▶ Stated goal: Copy, exactly and only, the lines from the one with "Output the web" up to and including the one with "const xBoundaries = [1.5, 2.5, 3.5, 4.5, 5.5, 6.5, 7.5];", leaving pictures out.

[Data items]

· · · · ·

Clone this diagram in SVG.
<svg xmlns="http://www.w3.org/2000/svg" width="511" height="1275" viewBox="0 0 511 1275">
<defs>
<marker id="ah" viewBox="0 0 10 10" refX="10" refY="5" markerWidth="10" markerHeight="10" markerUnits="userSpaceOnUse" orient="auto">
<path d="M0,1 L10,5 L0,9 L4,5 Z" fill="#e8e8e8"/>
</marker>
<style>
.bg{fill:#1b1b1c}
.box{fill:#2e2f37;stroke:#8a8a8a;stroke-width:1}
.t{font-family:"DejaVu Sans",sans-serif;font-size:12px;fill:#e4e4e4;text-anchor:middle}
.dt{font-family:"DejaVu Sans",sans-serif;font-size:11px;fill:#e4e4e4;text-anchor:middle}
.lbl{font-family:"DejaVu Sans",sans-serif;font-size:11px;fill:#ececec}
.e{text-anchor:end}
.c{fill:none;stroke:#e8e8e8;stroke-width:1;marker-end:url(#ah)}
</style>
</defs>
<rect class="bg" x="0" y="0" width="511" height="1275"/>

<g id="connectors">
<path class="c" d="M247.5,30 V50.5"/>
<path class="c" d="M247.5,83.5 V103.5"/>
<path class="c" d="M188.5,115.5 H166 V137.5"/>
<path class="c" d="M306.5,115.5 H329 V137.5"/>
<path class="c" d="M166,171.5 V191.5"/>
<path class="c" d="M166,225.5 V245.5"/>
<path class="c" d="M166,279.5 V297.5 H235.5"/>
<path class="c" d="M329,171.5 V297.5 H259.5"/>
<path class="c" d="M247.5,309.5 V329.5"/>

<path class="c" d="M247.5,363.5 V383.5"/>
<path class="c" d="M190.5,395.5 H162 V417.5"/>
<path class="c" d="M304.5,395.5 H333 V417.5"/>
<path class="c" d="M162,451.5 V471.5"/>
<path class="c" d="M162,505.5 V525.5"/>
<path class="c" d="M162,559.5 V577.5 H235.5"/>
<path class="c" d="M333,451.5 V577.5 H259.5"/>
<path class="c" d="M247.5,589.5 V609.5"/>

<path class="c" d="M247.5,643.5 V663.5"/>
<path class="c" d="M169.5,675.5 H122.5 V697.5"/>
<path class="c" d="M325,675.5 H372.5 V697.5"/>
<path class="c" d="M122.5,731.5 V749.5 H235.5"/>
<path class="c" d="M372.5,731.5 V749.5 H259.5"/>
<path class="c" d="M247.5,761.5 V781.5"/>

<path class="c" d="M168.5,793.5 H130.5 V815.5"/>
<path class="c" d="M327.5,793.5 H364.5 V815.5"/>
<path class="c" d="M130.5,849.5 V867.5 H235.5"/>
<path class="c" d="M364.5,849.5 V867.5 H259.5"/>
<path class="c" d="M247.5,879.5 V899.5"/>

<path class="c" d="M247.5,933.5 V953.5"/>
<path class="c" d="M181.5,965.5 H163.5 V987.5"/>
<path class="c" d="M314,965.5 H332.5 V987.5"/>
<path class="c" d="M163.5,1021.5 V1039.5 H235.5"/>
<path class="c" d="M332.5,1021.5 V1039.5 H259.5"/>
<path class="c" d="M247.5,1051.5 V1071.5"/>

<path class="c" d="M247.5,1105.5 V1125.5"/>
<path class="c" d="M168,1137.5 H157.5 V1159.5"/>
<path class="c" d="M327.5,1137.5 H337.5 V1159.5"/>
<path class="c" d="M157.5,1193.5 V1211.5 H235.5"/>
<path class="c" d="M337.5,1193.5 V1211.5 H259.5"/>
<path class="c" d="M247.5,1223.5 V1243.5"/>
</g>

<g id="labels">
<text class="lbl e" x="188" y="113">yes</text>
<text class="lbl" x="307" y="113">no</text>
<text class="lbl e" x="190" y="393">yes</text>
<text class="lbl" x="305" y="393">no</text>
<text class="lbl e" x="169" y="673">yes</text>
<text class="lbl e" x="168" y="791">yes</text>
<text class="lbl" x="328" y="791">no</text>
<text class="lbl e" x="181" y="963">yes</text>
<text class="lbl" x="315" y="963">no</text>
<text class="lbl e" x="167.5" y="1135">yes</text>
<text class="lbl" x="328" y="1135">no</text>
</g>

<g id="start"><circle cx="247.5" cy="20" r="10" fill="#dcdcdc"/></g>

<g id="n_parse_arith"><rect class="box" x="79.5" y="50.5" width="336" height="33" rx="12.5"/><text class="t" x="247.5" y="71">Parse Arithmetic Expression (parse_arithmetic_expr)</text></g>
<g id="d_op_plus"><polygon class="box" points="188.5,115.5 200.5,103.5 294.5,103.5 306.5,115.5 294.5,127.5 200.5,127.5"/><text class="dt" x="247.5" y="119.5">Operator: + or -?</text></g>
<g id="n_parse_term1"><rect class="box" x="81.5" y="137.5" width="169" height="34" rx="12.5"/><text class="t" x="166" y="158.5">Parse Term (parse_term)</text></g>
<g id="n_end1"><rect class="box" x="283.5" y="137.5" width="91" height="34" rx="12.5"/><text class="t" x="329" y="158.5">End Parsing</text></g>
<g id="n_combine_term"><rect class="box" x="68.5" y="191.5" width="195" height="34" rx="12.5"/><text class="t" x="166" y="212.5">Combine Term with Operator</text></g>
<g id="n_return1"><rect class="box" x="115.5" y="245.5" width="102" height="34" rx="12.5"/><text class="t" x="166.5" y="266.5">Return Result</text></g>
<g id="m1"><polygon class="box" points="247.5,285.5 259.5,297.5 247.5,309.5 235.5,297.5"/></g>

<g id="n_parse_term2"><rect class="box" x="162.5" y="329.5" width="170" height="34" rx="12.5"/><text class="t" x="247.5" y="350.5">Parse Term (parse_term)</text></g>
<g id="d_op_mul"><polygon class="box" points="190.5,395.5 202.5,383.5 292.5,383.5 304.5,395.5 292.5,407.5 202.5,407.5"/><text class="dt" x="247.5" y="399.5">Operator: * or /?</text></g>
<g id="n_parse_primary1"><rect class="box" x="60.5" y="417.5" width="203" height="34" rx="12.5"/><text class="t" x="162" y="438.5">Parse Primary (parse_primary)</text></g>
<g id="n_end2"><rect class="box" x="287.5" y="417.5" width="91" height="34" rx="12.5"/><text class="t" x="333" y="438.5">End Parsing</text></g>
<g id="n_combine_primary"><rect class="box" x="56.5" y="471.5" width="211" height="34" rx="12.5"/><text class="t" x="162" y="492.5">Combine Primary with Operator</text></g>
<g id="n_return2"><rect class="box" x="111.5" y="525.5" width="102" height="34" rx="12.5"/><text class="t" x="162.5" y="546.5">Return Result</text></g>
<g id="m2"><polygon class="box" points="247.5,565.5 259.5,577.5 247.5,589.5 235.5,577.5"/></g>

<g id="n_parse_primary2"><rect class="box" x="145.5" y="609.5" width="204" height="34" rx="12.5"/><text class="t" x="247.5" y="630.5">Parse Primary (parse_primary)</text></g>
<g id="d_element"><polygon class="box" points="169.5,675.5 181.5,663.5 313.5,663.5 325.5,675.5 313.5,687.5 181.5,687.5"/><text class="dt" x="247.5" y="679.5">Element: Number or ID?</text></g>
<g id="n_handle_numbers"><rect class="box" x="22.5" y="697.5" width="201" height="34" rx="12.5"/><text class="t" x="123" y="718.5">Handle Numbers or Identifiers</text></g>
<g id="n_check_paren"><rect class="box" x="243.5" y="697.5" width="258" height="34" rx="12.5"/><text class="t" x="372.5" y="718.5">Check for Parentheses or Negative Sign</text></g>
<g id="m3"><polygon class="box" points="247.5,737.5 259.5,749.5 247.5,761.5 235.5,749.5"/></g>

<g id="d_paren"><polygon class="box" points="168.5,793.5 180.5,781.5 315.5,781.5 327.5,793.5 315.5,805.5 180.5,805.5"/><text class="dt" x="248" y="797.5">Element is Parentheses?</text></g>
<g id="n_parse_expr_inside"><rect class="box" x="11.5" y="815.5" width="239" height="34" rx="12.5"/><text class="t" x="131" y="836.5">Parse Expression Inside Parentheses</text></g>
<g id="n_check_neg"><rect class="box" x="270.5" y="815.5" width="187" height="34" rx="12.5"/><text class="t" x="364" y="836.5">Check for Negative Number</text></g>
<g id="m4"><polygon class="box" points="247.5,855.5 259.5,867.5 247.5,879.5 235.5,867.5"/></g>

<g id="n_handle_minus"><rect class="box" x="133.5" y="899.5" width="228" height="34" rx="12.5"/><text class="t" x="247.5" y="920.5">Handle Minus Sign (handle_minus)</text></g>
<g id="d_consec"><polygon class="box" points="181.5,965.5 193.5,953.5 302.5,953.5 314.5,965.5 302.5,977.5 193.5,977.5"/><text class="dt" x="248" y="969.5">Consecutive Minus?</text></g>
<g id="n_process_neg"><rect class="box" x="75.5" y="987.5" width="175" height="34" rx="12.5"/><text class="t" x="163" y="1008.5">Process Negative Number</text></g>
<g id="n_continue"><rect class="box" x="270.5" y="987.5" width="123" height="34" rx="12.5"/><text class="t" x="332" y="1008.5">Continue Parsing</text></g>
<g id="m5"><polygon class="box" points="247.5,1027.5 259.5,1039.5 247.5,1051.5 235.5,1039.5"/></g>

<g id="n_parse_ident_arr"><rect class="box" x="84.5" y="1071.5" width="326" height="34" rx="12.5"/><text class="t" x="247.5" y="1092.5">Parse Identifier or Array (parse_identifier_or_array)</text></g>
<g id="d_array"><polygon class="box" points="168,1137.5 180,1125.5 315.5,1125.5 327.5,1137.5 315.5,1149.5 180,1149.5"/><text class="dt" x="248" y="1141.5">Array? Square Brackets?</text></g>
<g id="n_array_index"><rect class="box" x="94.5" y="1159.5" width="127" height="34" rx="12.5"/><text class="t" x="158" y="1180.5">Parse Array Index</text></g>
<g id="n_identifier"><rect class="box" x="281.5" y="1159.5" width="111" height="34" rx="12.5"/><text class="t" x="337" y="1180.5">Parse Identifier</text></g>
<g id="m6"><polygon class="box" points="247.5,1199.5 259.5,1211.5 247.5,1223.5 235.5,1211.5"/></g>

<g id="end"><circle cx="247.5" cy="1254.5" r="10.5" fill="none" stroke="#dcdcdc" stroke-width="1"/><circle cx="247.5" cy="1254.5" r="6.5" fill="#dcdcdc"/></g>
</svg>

· · · · ·

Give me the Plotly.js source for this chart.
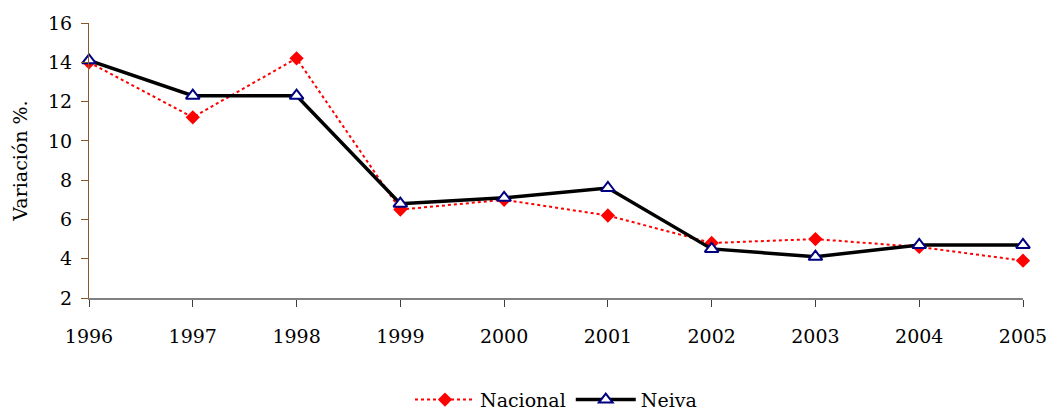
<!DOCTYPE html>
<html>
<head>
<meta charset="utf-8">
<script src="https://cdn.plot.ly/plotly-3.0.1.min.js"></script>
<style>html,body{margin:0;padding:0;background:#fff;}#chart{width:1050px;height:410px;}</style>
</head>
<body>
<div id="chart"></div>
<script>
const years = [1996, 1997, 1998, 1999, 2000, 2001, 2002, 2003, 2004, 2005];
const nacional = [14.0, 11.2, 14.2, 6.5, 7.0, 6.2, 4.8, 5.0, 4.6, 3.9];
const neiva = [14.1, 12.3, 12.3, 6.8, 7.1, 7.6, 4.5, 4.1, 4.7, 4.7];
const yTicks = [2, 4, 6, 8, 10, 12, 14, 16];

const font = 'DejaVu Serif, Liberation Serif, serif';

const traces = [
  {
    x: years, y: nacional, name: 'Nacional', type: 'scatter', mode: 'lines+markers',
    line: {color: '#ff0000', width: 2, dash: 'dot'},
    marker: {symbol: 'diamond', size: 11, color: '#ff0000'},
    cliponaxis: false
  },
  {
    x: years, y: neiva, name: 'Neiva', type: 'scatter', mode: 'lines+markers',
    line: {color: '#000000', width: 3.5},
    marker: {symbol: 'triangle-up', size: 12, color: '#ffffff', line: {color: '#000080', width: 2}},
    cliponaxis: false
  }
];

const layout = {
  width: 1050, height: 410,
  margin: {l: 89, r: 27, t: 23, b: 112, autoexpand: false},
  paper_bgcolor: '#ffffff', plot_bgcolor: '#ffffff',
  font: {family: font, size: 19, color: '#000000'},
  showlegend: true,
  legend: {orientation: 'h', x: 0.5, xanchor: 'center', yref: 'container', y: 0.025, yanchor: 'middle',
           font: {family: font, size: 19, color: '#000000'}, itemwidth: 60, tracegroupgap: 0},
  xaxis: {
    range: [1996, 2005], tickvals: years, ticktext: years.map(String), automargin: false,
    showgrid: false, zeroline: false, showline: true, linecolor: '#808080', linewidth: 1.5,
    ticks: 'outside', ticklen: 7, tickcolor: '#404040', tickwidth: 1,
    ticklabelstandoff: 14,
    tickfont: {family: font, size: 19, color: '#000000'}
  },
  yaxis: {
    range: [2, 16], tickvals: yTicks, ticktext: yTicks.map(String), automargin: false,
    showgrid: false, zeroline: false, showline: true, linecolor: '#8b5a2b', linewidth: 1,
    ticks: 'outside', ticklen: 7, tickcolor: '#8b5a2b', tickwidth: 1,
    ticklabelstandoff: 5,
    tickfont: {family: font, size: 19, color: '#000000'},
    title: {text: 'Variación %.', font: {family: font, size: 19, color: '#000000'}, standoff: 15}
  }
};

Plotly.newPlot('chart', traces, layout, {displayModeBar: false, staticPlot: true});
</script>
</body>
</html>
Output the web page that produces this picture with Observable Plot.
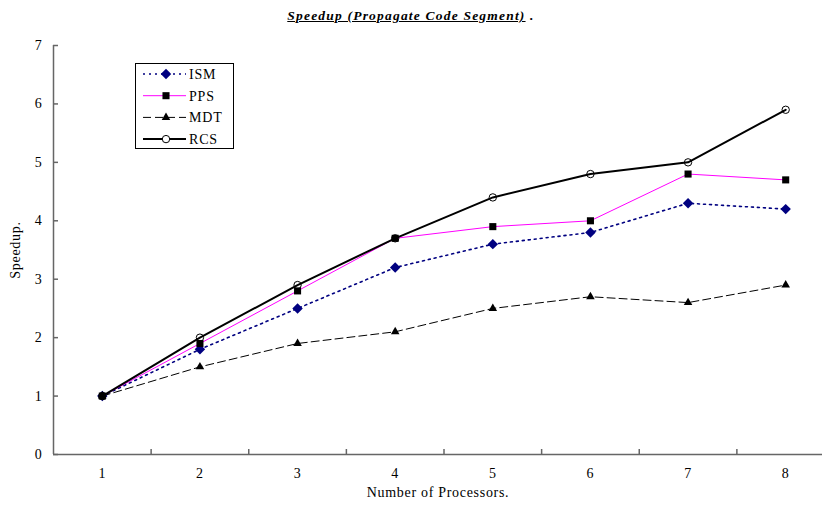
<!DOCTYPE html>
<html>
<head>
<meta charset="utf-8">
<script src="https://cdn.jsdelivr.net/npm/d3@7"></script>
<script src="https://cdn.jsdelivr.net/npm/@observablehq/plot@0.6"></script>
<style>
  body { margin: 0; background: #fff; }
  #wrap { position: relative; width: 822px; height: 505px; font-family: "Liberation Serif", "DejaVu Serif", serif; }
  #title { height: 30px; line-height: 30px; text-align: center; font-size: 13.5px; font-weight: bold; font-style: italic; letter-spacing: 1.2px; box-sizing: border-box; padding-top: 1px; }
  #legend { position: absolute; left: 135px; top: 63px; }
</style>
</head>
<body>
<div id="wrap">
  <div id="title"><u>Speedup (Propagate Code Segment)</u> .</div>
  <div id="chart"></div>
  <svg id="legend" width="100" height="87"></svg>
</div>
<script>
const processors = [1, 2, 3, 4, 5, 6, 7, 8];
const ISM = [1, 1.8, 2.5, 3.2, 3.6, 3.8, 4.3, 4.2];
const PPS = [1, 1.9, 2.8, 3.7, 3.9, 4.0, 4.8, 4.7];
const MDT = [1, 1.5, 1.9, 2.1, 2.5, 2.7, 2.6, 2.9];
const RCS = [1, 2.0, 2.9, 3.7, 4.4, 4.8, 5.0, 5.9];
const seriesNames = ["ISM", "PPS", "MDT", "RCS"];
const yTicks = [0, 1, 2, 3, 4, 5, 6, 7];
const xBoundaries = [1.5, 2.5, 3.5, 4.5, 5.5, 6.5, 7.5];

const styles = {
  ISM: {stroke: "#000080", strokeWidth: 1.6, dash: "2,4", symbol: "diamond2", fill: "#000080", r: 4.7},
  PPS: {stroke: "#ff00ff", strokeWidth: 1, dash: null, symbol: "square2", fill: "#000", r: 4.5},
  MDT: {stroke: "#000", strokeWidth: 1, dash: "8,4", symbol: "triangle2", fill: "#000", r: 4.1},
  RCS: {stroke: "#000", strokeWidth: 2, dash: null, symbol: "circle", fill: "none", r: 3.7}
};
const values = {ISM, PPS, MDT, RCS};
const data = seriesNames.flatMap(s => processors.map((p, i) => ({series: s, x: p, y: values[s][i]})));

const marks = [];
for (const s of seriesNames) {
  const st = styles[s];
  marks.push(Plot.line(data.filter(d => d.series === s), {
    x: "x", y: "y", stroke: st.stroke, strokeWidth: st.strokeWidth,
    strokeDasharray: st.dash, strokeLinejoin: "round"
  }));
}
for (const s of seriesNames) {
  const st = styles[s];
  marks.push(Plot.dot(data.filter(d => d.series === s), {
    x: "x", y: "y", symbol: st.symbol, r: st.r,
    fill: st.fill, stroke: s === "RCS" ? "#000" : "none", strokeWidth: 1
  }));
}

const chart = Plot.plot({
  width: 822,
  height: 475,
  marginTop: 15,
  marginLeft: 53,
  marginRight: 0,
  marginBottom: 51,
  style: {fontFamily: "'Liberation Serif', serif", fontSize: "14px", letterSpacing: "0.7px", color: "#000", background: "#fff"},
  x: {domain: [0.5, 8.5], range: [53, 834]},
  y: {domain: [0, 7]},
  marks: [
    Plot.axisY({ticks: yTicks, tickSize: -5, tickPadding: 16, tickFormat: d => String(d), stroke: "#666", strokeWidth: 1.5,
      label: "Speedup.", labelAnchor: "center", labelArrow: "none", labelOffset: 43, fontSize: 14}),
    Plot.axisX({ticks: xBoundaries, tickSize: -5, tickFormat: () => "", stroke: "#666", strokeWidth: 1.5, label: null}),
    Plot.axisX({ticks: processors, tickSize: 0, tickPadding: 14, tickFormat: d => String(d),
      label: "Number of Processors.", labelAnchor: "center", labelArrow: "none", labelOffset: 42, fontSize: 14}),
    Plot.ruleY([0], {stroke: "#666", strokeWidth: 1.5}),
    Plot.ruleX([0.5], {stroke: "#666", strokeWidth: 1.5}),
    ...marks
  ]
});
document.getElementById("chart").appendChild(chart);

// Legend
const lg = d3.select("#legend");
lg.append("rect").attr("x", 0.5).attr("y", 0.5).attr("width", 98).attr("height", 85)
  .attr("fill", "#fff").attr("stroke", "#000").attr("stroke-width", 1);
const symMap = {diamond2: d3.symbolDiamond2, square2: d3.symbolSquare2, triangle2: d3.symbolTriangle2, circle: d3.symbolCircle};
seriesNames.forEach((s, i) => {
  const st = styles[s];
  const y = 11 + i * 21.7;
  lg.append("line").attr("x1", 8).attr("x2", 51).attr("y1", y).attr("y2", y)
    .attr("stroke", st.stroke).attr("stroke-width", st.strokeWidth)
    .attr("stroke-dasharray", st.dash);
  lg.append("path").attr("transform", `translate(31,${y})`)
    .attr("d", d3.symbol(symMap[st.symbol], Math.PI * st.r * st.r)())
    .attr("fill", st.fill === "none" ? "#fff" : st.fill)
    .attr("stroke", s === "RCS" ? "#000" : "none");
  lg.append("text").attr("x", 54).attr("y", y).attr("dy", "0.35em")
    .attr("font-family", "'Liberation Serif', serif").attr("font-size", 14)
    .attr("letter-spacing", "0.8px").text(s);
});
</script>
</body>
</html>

· · · · ·

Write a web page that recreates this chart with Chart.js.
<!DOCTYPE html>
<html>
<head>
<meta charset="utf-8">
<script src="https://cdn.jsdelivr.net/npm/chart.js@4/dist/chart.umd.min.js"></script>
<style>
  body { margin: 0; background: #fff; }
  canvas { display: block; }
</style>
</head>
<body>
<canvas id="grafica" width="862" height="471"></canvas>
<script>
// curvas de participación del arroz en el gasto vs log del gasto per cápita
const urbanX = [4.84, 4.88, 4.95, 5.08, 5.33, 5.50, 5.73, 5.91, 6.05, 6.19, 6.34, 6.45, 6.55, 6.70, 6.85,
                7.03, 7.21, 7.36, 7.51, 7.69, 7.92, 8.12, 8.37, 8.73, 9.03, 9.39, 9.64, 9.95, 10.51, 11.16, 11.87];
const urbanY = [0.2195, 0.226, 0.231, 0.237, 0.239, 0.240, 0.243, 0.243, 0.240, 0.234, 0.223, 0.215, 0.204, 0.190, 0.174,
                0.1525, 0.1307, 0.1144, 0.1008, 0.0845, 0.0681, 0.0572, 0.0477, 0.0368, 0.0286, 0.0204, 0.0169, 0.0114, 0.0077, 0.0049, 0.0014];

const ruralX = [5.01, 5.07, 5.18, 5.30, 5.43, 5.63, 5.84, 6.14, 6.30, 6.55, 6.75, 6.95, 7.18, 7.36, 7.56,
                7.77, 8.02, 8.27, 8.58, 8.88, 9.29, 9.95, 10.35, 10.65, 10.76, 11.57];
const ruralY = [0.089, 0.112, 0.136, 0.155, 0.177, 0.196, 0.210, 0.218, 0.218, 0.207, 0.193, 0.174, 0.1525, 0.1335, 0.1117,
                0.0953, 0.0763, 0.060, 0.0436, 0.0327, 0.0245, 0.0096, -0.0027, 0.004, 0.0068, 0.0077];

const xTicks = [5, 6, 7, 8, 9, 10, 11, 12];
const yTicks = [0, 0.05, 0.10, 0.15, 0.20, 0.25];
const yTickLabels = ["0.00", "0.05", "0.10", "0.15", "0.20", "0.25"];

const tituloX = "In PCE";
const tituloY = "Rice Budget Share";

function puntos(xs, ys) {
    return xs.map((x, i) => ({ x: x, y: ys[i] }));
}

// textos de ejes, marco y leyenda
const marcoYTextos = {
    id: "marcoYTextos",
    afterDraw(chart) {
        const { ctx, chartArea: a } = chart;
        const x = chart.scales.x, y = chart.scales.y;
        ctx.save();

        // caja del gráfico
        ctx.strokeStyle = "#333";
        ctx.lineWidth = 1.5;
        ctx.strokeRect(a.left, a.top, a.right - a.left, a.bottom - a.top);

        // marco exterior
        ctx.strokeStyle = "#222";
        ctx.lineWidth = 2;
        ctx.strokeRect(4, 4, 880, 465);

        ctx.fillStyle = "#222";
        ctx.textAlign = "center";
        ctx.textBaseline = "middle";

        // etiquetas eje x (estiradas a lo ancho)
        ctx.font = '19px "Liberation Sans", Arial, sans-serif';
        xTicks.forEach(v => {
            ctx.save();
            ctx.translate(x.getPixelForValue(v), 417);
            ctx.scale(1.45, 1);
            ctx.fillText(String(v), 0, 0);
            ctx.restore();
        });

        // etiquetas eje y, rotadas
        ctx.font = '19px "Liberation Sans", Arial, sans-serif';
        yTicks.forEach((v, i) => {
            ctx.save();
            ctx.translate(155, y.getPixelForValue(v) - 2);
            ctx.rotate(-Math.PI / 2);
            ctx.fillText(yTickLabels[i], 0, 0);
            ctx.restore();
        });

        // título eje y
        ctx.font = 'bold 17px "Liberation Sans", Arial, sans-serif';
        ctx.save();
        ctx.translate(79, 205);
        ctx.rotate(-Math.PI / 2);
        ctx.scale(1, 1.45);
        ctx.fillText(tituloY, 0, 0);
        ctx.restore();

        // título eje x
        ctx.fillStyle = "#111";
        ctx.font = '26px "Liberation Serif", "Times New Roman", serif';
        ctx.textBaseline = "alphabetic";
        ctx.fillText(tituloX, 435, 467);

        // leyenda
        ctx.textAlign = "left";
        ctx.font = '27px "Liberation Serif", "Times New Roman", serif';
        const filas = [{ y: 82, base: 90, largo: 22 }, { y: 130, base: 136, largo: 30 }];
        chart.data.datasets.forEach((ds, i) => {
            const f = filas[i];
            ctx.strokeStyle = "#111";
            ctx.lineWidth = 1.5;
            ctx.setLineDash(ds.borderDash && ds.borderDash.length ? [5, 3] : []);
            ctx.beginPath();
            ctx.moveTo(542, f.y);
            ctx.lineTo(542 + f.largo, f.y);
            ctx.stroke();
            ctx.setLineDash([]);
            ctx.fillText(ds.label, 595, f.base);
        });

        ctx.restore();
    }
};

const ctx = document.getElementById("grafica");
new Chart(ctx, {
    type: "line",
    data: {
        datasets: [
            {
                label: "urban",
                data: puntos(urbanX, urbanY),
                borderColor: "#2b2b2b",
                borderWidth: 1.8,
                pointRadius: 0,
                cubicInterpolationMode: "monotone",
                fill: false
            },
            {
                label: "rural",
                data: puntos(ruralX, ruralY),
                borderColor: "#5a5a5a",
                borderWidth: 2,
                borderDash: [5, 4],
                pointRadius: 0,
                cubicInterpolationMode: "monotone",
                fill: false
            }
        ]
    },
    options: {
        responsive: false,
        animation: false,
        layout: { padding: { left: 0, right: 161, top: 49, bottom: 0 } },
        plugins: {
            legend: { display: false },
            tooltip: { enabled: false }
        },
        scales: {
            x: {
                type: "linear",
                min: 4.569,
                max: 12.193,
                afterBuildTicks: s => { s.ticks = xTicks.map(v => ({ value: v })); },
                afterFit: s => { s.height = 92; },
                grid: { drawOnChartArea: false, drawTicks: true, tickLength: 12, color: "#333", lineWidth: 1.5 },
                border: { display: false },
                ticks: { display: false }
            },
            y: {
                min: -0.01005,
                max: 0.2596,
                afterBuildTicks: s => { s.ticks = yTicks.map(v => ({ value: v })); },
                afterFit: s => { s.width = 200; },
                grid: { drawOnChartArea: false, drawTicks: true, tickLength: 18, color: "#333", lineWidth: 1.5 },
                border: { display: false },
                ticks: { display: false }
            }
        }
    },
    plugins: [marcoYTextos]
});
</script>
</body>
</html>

· · · · ·

▶ Written solution:
Output the web page that produces this picture with Observable Plot.
<!DOCTYPE html>
<html>
<head>
<meta charset="utf-8">
<script src="https://cdn.jsdelivr.net/npm/d3@7"></script>
<script src="https://cdn.jsdelivr.net/npm/@observablehq/plot@0.6"></script>
<style>
  body { margin: 0; background: #fff; }
  #wrap { position: relative; width: 822px; height: 505px; font-family: "Liberation Serif", "DejaVu Serif", serif; }
  #title { height: 30px; line-height: 30px; text-align: center; font-size: 13.5px; font-weight: bold; font-style: italic; letter-spacing: 1.2px; box-sizing: border-box; padding-top: 1px; }
  #legend { position: absolute; left: 135px; top: 63px; }
</style>
</head>
<body>
<div id="wrap">
  <div id="title"><u>Speedup (Propagate Code Segment)</u> .</div>
  <div id="chart"></div>
  <svg id="legend" width="100" height="87"></svg>
</div>
<script>
const processors = [1, 2, 3, 4, 5, 6, 7, 8];
const ISM = [1, 1.8, 2.5, 3.2, 3.6, 3.8, 4.3, 4.2];
const PPS = [1, 1.9, 2.8, 3.7, 3.9, 4.0, 4.8, 4.7];
const MDT = [1, 1.5, 1.9, 2.1, 2.5, 2.7, 2.6, 2.9];
const RCS = [1, 2.0, 2.9, 3.7, 4.4, 4.8, 5.0, 5.9];
const seriesNames = ["ISM", "PPS", "MDT", "RCS"];
const yTicks = [0, 1, 2, 3, 4, 5, 6, 7];
const xBoundaries = [1.5, 2.5, 3.5, 4.5, 5.5, 6.5, 7.5];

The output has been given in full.